■ Material:
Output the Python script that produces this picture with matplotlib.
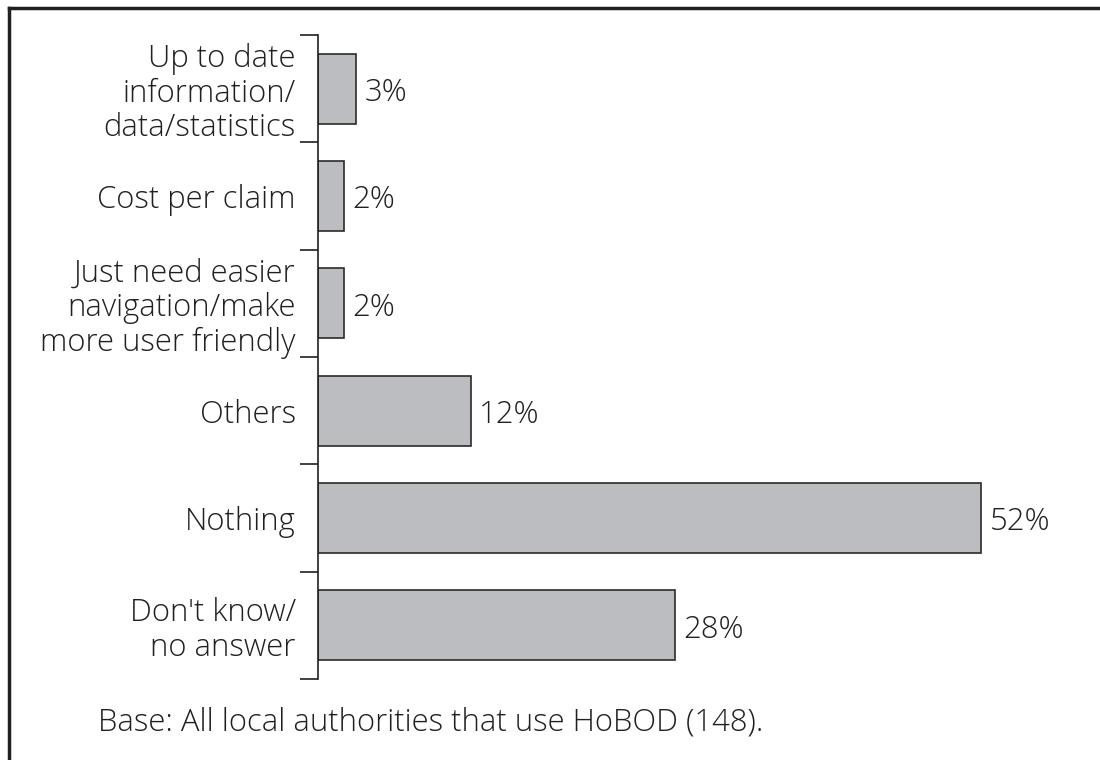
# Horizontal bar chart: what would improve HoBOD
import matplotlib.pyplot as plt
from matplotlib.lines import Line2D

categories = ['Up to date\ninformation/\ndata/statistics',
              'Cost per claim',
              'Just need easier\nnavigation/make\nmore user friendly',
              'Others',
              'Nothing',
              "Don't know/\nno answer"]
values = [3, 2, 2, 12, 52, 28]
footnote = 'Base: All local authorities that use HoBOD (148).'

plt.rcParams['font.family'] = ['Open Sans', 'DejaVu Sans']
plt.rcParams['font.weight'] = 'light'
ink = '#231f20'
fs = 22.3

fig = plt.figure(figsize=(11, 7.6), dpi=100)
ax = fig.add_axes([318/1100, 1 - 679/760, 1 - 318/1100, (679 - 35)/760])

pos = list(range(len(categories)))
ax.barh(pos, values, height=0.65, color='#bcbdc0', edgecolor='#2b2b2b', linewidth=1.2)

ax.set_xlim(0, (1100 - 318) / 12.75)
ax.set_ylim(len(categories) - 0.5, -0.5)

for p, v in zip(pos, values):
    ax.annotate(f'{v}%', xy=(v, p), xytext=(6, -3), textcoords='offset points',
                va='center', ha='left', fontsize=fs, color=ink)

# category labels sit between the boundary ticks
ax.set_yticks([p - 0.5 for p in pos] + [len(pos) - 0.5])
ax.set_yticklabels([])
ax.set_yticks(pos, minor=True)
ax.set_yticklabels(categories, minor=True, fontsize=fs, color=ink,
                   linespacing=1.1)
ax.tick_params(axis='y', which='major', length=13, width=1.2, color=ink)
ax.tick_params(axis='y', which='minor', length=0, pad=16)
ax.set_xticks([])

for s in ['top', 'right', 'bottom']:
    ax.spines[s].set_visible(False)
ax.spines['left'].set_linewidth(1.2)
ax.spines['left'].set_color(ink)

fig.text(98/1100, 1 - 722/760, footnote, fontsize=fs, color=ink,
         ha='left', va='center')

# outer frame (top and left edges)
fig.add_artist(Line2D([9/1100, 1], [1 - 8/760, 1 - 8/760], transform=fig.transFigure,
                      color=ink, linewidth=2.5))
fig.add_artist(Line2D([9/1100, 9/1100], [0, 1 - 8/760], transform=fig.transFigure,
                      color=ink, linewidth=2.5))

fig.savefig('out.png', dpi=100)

■ Aim:
Exclude the images and reproduce the remaining data exactly.

■ Answer to the problem:
Output the Python script that produces this picture with matplotlib.
# Horizontal bar chart: what would improve HoBOD
import matplotlib.pyplot as plt
from matplotlib.lines import Line2D

categories = ['Up to date\ninformation/\ndata/statistics',
              'Cost per claim',
              'Just need easier\nnavigation/make\nmore user friendly',
              'Others',
              'Nothing',
              "Don't know/\nno answer"]
values = [3, 2, 2, 12, 52, 28]
footnote = 'Base: All local authorities that use HoBOD (148).'

plt.rcParams['font.family'] = ['Open Sans', 'DejaVu Sans']
plt.rcParams['font.weight'] = 'light'
ink = '#231f20'
fs = 22.3

fig = plt.figure(figsize=(11, 7.6), dpi=100)
ax = fig.add_axes([318/1100, 1 - 679/760, 1 - 318/1100, (679 - 35)/760])

pos = list(range(len(categories)))
ax.barh(pos, values, height=0.65, color='#bcbdc0', edgecolor='#2b2b2b', linewidth=1.2)

ax.set_xlim(0, (1100 - 318) / 12.75)
ax.set_ylim(len(categories) - 0.5, -0.5)

for p, v in zip(pos, values):
    ax.annotate(f'{v}%', xy=(v, p), xytext=(6, -3), textcoords='offset points',
                va='center', ha='left', fontsize=fs, color=ink)

# category labels sit between the boundary ticks
ax.set_yticks([p - 0.5 for p in pos] + [len(pos) - 0.5])
ax.set_yticklabels([])
ax.set_yticks(pos, minor=True)
ax.set_yticklabels(categories, minor=True, fontsize=fs, color=ink,
                   linespacing=1.1)
ax.tick_params(axis='y', which='major', length=13, width=1.2, color=ink)
ax.tick_params(axis='y', which='minor', length=0, pad=16)
ax.set_xticks([])

for s in ['top', 'right', 'bottom']:
    ax.spines[s].set_visible(False)
ax.spines['left'].set_linewidth(1.2)
ax.spines['left'].set_color(ink)

fig.text(98/1100, 1 - 722/760, footnote, fontsize=fs, color=ink,
         ha='left', va='center')

# outer frame (top and left edges)
fig.add_artist(Line2D([9/1100, 1], [1 - 8/760, 1 - 8/760], transform=fig.transFigure,
                      color=ink, linewidth=2.5))
fig.add_artist(Line2D([9/1100, 9/1100], [0, 1 - 8/760], transform=fig.transFigure,
                      color=ink, linewidth=2.5))

fig.savefig('out.png', dpi=100)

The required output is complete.